▶ Goal
Could the lines from the start of the data through the line with "const maskHigh = [0.08, 0.16, 0.32, 0.64];" be set down exactly, with no pictures among them?
>> Begin Collected data
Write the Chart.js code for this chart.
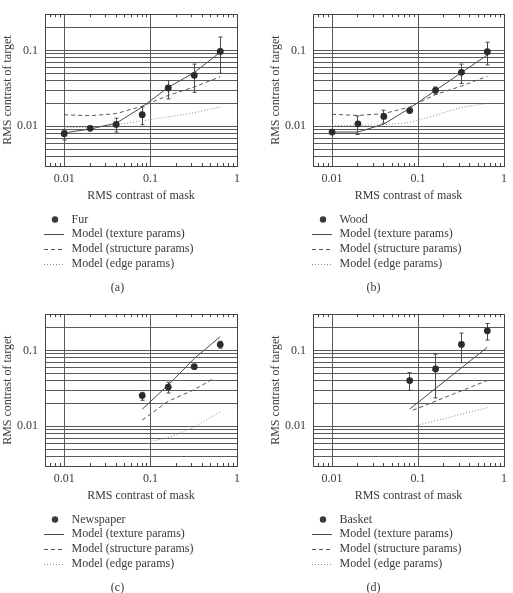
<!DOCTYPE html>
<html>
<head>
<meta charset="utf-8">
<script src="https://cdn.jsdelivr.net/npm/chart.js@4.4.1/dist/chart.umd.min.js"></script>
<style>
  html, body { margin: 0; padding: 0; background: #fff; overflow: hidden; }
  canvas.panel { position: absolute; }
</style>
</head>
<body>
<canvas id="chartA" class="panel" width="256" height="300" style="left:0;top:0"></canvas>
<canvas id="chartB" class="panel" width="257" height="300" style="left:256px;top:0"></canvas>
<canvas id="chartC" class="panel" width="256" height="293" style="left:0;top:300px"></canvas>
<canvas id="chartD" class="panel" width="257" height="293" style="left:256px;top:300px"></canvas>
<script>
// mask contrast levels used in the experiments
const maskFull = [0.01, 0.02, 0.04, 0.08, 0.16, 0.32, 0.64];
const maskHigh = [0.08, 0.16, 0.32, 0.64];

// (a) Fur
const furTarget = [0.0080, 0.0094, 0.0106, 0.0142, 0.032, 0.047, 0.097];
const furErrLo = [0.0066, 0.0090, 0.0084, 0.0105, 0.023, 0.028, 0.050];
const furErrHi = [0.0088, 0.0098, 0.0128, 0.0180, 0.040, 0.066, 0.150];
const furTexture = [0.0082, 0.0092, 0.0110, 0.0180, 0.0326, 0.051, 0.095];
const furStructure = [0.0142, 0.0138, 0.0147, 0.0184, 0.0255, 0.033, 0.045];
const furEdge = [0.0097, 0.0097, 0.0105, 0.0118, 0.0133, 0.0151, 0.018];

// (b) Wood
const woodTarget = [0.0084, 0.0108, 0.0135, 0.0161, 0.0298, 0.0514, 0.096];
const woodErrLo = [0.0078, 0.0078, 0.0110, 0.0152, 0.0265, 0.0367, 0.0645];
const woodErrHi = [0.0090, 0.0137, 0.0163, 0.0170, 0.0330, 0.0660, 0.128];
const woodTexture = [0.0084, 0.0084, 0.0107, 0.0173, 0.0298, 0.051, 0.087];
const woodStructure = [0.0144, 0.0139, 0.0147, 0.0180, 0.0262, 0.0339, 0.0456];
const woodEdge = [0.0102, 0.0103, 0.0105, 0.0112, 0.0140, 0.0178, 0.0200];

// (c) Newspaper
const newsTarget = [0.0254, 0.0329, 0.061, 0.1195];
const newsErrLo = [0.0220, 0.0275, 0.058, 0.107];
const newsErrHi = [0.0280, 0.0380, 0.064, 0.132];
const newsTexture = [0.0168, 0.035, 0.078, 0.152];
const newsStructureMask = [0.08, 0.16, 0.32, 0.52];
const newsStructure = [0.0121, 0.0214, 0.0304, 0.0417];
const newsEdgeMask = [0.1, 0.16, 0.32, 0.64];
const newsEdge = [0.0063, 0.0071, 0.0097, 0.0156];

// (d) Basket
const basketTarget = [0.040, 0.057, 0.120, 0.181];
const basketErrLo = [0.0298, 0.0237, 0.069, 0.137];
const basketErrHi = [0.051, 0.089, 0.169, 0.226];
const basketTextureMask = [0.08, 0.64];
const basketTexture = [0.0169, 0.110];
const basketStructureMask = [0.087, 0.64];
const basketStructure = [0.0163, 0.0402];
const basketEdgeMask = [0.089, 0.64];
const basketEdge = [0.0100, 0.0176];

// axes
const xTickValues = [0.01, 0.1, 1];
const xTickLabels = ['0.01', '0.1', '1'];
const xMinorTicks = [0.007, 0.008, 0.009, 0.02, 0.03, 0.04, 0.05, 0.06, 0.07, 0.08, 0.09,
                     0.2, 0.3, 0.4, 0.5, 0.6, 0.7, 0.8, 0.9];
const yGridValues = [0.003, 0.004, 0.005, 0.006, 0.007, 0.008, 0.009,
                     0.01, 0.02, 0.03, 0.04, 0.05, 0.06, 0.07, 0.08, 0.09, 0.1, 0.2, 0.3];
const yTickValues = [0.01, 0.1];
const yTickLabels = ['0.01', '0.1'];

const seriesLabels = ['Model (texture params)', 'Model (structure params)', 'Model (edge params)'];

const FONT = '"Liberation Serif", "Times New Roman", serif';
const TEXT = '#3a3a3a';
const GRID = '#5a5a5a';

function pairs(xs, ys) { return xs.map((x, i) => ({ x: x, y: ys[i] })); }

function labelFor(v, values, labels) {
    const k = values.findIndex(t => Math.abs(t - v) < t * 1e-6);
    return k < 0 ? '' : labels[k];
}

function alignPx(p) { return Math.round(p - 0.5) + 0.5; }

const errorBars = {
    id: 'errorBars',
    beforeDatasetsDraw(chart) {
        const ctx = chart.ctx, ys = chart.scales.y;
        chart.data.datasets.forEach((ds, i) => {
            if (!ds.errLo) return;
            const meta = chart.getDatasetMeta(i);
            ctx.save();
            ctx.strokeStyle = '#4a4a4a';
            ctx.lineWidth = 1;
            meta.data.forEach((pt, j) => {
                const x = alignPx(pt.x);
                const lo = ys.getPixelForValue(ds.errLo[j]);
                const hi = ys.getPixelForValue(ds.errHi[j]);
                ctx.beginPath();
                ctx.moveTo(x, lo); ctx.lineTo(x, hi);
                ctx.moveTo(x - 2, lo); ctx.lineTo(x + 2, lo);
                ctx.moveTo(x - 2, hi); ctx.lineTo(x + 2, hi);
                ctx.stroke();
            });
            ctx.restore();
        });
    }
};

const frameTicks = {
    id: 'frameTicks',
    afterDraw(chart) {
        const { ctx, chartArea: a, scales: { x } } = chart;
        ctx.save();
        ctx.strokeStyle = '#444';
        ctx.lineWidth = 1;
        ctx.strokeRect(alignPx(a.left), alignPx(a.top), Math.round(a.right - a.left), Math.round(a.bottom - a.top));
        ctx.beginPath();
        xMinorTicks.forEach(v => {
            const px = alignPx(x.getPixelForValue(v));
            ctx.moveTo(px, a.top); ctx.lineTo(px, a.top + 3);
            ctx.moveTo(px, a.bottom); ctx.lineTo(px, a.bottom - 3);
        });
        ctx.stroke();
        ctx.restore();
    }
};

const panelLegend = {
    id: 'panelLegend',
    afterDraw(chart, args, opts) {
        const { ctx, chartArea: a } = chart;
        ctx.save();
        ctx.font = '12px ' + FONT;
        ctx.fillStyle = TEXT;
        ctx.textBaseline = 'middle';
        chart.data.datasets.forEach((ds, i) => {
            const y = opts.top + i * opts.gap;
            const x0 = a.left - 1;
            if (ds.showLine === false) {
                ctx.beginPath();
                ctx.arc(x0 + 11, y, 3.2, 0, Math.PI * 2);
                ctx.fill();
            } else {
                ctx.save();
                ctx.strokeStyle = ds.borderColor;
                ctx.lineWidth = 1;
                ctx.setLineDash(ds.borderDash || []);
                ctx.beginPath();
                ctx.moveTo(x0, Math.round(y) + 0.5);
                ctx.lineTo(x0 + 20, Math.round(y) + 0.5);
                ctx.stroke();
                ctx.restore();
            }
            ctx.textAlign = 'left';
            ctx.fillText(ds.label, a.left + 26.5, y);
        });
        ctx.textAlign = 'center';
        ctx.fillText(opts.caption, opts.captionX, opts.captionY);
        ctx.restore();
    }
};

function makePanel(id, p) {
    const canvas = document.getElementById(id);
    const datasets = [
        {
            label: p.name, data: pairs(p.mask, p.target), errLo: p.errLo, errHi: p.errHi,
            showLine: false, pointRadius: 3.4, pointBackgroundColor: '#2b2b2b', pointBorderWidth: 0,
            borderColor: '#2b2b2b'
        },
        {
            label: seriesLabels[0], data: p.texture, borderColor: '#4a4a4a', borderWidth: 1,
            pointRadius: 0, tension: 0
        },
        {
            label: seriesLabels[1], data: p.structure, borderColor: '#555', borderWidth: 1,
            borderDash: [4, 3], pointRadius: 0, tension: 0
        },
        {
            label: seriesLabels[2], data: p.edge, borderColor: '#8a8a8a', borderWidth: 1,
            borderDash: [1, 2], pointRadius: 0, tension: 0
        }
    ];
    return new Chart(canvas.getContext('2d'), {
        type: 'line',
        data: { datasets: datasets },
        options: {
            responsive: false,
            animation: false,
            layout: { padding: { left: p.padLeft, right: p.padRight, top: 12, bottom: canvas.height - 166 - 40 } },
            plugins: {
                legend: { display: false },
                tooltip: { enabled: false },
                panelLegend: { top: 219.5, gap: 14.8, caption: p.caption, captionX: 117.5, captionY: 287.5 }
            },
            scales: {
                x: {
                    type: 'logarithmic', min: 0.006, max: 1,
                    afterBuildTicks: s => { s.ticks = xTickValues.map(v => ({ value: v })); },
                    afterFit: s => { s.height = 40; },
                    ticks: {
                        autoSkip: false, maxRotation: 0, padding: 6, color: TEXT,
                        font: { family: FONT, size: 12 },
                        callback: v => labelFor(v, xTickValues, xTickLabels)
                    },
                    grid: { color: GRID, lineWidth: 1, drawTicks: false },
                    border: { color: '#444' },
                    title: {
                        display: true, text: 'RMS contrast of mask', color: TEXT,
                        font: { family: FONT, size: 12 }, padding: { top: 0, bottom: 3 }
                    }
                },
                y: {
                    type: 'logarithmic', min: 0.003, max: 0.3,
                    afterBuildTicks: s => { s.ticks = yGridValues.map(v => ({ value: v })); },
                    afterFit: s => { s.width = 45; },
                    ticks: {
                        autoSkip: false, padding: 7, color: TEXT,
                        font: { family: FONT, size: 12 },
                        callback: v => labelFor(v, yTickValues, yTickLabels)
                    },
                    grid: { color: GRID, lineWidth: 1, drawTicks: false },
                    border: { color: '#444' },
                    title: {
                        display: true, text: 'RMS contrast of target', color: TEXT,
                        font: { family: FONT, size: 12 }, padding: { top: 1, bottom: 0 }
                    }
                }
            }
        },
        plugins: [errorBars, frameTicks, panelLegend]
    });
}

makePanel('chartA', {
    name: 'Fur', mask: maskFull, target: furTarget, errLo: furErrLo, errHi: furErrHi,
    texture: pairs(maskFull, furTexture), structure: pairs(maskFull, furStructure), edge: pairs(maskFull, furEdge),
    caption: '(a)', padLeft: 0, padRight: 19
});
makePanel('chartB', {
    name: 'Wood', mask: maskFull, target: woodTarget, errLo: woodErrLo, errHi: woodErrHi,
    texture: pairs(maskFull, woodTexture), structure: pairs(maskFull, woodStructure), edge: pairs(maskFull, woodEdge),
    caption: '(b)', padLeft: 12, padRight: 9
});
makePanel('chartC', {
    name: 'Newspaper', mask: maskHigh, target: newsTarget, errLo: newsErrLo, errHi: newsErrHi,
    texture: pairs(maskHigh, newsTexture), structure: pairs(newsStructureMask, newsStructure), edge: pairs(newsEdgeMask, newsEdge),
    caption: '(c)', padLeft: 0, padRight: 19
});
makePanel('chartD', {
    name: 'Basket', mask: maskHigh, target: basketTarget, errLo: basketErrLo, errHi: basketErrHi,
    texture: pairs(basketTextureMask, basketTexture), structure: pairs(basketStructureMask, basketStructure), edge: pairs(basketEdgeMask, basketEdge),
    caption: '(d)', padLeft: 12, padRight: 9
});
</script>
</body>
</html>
>> End Collected data
▶ Solution
Write the Chart.js code for this chart.
<!DOCTYPE html>
<html>
<head>
<meta charset="utf-8">
<script src="https://cdn.jsdelivr.net/npm/chart.js@4.4.1/dist/chart.umd.min.js"></script>
<style>
  html, body { margin: 0; padding: 0; background: #fff; overflow: hidden; }
  canvas.panel { position: absolute; }
</style>
</head>
<body>
<canvas id="chartA" class="panel" width="256" height="300" style="left:0;top:0"></canvas>
<canvas id="chartB" class="panel" width="257" height="300" style="left:256px;top:0"></canvas>
<canvas id="chartC" class="panel" width="256" height="293" style="left:0;top:300px"></canvas>
<canvas id="chartD" class="panel" width="257" height="293" style="left:256px;top:300px"></canvas>
<script>
// mask contrast levels used in the experiments
const maskFull = [0.01, 0.02, 0.04, 0.08, 0.16, 0.32, 0.64];
const maskHigh = [0.08, 0.16, 0.32, 0.64];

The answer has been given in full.